Friday’s Oil Rally Is Only Delaying The Inevitable

 | Aug 16, 2016 02:00AM ET

Key Points:

  • Deep in overbought territory.
  • Challenging a strong resistance level.
  • Fundamentals remain in favour of ongoing bearishness.

If oil bulls weren’t pushing their luck on Friday, they certainly are now as the commodity’s price is precariously high given the circumstances. Specifically, after pushing through the 38.2% Fibonacci level and the 100 day moving average, oil has moved deeper in overbought territory which could be foreshadowing a severe swing in sentiment over the proceeding sessions. Moreover, forecasts for Wednesday’s US Crude Oil Inventories are in favour of a third consecutive build which could be the spark needed to send the commodity tumbling.

In Friday’s session, oil was already beginning to signal that the recent rally was beginning to run short on momentum and that a reversal was becoming ever more likely. However, the commodity actually managed to defy expectations and surge strongly higher by the end of session which came as somewhat of a surprise given its technical bias. Largely to blame for the jump in oil prices was Friday’s sharp downturn in the USD, this itself being a result of a slew of weak US fundamentals, making the commodity relatively cheaper for non-US buyers.

In addition to this, there is some evidence that the price action could have been the result of a large inverse head and shoulders structure moving closer to completion.
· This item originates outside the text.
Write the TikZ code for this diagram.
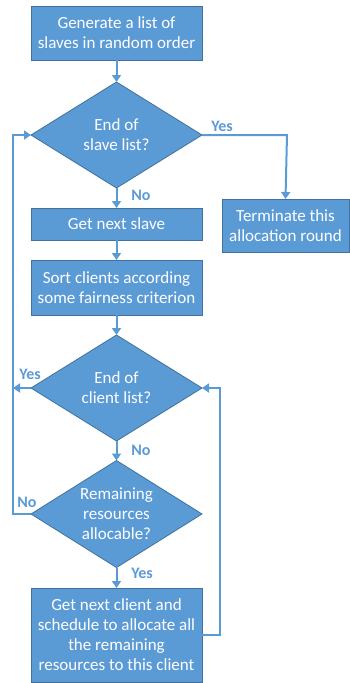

Whilst a relatively convincing head and shoulders pattern does indeed appear to be manifesting, the fundamentals simply won’t see this be borne out. As mentioned quite regularly by myself and others, oil is unlikely to be able to remain above the $45-50 handle for any meaningful length of time as a result of a vast range of factors. Chief among these is the constant lowering of US Shale Oil’s breakeven per-barrel price, however, the recent record uptick in Saudi Arabian conventional oil production is also limiting the upside.